After spending six years in the Dungeons & Dragons universe, did they really want to spend another three to five years on the same thing? The initial excitement of making an expansion, and then even starting on Baldur’s Gate IV, gave way to a feeling that they were retreading old ground. After a much-needed Christmas break, Vincke made the call to move on.
He described the team’s reaction as feeling ‘liberated.’ Morale is now super high because they’re working on new, original projects again. It wasn’t an issue with D&D, but a creative need to tackle new challenges. They needed to find that spark again, and that meant returning to their own worlds and their own rules, much like the ambition that drove the creation of another classic RPG I wrote about, The Witcher 3.
🚀 Two Ambitious New RPGs on the Horizon
So what is Larian doing next? Vincke confirmed that they are planning to develop two new, large, ambitious RPGs concurrently. He admits this is already proving to be a challenge, as the ambitions for the first game have temporarily ‘swallowed’ some of the staff from the second. But this is the scale at which Larian now operates.

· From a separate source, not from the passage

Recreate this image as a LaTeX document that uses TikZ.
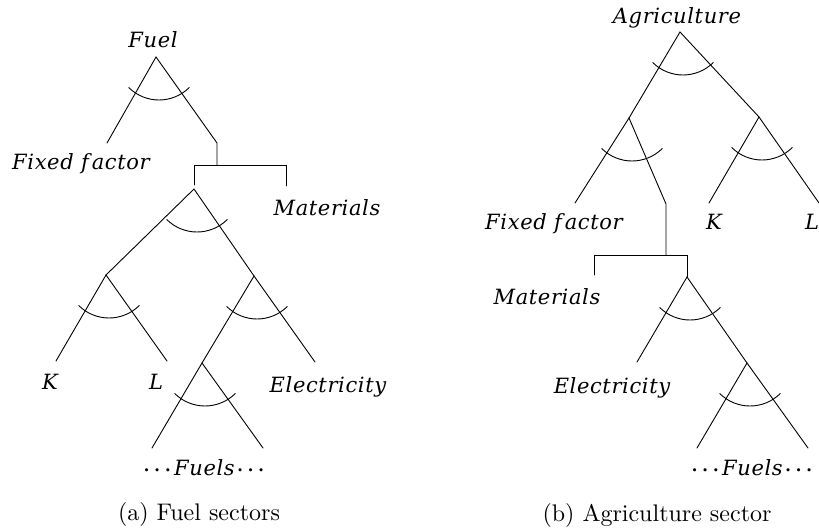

When I asked if they might rein in their ambitions and make a smaller game, Vincke’s answer was telling. He said they always say they will, but ‘the machine is meant to make large games.’ They know how to evolve their gameplay systems and try new things, and those ideas are always big. The biggest challenge now, according to writing director Adam Smith, is avoiding repetition. They did so much in Baldur’s Gate 3 that they’re constantly asking themselves if players have already seen a particular idea or emotional arc.
While Vincke remained tight-lipped about the specifics of these new games, he did hint at a continued desire to explore new genres and settings beyond traditional fantasy. What’s clear is that the best RPG developer in the world is now free from all constraints. Given their trajectory over the last decade, their next adventure could be their most impressive yet.